Optimizing XML queries: Bitmapped materialized views vs. indexes

Optimizing queries using materialized views has not been addressed adequately in the context of XML due to the many limitations associated with the definition and usability of materialized views in traditional XML query evaluation models. In this paper, we address the XML query optimization problem using materialized views in the framework of the inverted lists evaluation model which has been established as the most prominent one for evaluating queries on large persistent XML data. Under this framework, we propose a novel approach which instead of materializing the answer of a view materializes exactly the sublists of the inverted lists that are necessary for computing the answer of the view. A further originality of our approach is that the view materializations are stored as compressed bitmaps. This technique not only minimizes the materialization space but also reduces CPU and I/O costs by translating view materialization processing into bitwise operations. Our approach departs from the traditional approach which identifies a compensating expression that rewrites the query using the materialized views.
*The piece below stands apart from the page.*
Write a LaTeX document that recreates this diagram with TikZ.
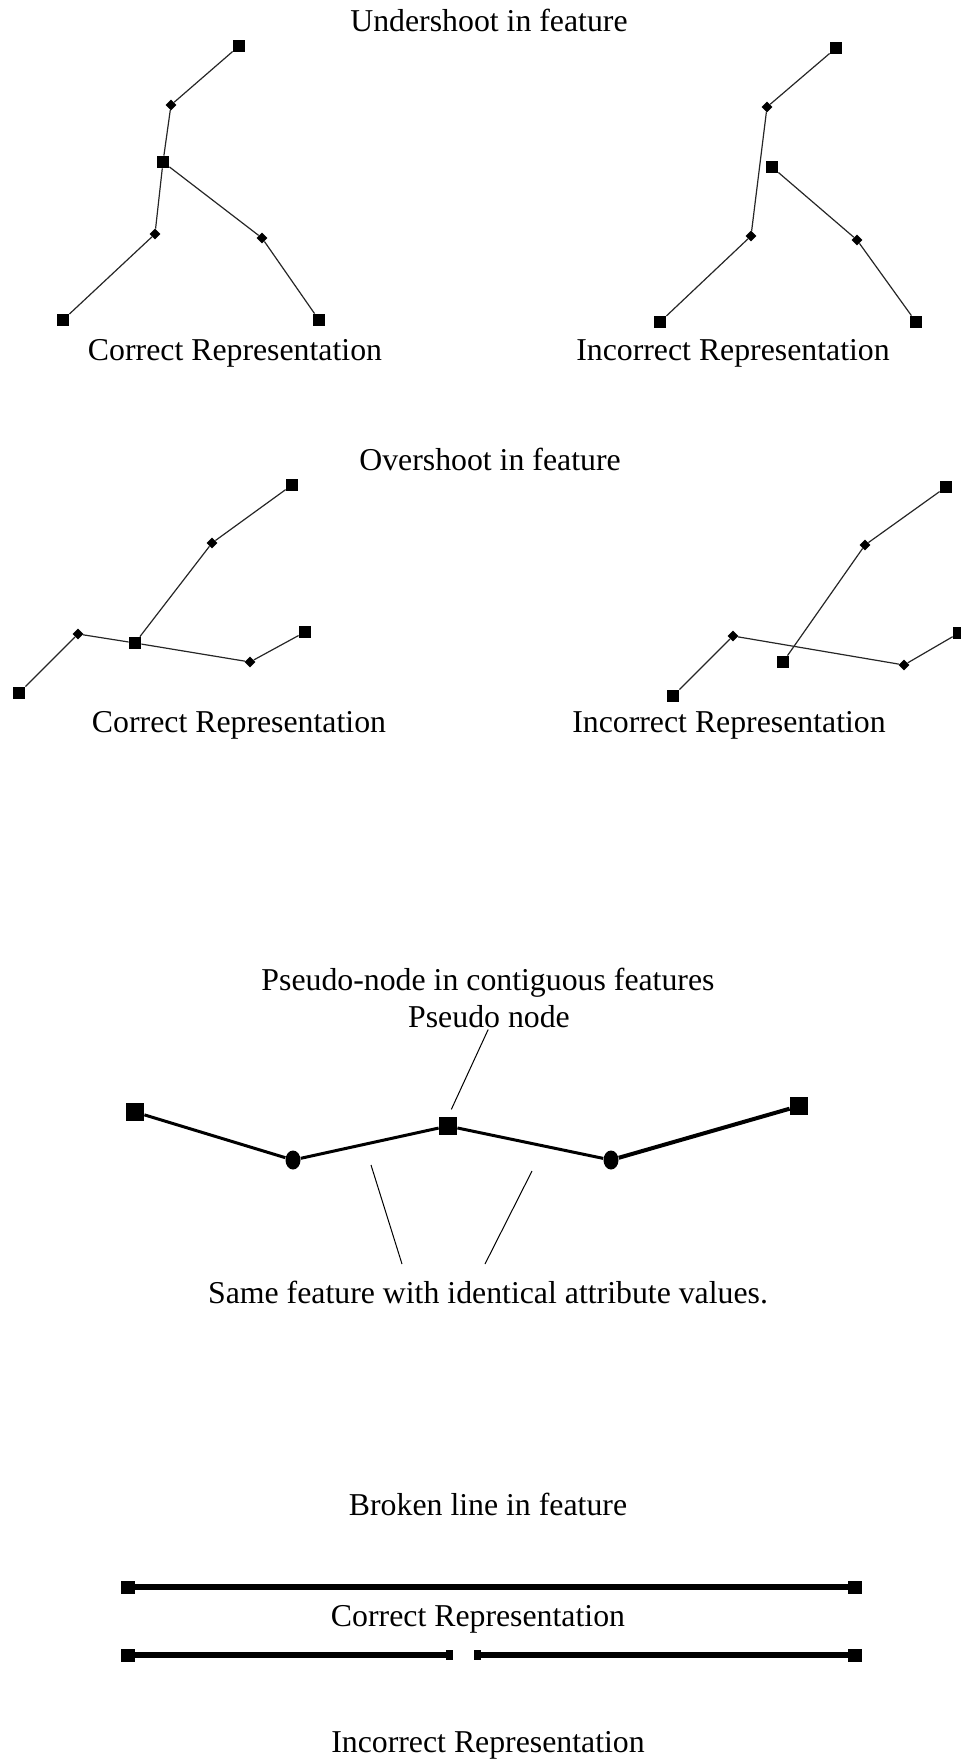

Instead, it computes the query answer by executing holistic stack-based algorithms on the view materializations. We experimentally compared our approach with recent outstanding structural summary and B-tree based approaches. In order to make the comparison more competitive we also proposed an extension of a structural index approach to resolve combinatorial explosion problems. Our experimental results show that our compressed bitmapped materialized views approach is the most efficient, robust, and stable one for optimizing XML queries. It obtains significant performance savings at a very small space overhead and has negligible optimization time even for a large number of materialized views in the view pool.